[The exercise]: Write out only the lines from the start of the entries up to and including the line with "import numpy as np"; please skip the pictures.

[Stored rows]:
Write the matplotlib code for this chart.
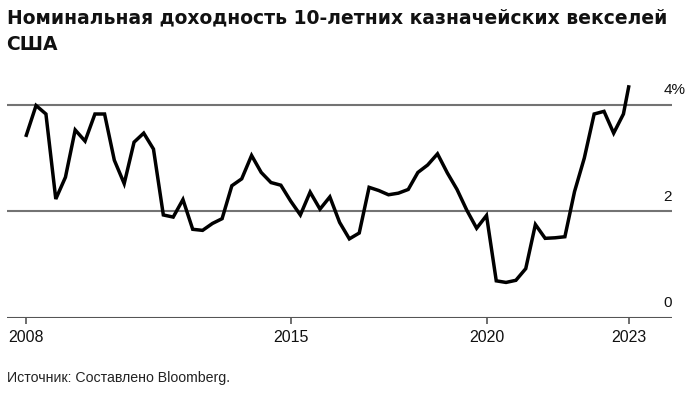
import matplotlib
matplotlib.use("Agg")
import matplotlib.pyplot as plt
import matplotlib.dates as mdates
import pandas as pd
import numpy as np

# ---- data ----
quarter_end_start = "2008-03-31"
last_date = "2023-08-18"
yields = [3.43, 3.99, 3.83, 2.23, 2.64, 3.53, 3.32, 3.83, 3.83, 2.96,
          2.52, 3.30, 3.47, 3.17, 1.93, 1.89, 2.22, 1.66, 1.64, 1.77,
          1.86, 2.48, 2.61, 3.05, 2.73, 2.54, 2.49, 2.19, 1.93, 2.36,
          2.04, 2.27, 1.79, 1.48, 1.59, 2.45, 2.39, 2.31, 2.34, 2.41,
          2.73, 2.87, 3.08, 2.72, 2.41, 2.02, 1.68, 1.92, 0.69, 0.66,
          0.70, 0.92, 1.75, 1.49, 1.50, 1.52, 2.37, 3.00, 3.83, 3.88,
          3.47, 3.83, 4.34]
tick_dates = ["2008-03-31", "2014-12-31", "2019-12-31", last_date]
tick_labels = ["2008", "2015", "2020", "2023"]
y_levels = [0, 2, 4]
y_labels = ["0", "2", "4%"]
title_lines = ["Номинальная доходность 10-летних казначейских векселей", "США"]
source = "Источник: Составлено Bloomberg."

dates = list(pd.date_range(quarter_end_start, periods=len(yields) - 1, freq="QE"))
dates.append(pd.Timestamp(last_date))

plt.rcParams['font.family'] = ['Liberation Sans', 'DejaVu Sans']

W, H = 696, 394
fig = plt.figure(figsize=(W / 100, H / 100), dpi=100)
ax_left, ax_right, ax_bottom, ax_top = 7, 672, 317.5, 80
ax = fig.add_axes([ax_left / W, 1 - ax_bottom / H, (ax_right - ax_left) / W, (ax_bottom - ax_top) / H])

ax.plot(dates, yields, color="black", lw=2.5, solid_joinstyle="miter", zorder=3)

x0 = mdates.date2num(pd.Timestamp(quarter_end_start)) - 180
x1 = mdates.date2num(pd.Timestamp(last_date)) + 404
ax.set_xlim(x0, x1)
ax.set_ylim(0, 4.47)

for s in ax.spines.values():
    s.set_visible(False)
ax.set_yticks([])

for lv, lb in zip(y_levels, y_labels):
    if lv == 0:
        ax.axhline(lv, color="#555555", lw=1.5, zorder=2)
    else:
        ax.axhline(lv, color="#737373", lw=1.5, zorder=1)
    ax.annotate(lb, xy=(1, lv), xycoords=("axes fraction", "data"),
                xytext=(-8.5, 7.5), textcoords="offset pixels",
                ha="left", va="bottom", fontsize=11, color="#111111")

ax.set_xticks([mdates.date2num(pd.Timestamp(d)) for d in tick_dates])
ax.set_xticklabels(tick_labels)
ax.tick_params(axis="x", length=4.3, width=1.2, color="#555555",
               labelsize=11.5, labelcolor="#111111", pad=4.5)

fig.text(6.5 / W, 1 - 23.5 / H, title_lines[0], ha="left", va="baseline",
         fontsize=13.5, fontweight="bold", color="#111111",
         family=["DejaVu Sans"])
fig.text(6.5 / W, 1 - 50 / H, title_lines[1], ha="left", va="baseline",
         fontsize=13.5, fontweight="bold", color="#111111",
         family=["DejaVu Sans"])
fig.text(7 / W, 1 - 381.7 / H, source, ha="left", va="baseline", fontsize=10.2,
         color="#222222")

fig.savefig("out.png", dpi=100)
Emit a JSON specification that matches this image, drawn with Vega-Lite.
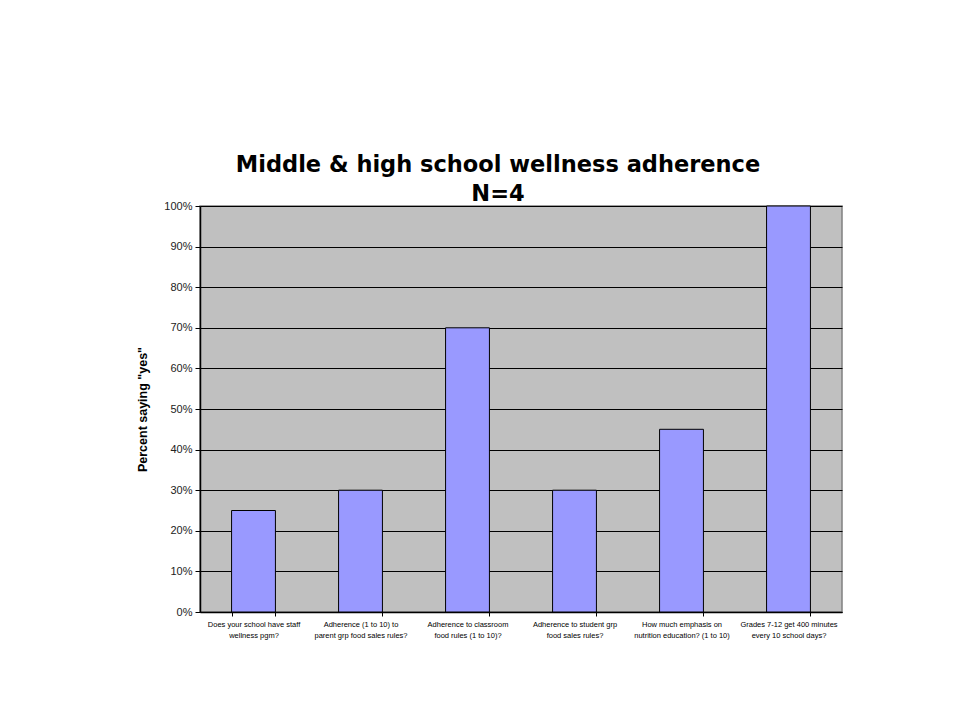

[Exercise response]:
Write the matplotlib code for this chart.
import matplotlib
matplotlib.use("Agg")
import matplotlib.pyplot as plt
import matplotlib.dates as mdates
import pandas as pd
import numpy as np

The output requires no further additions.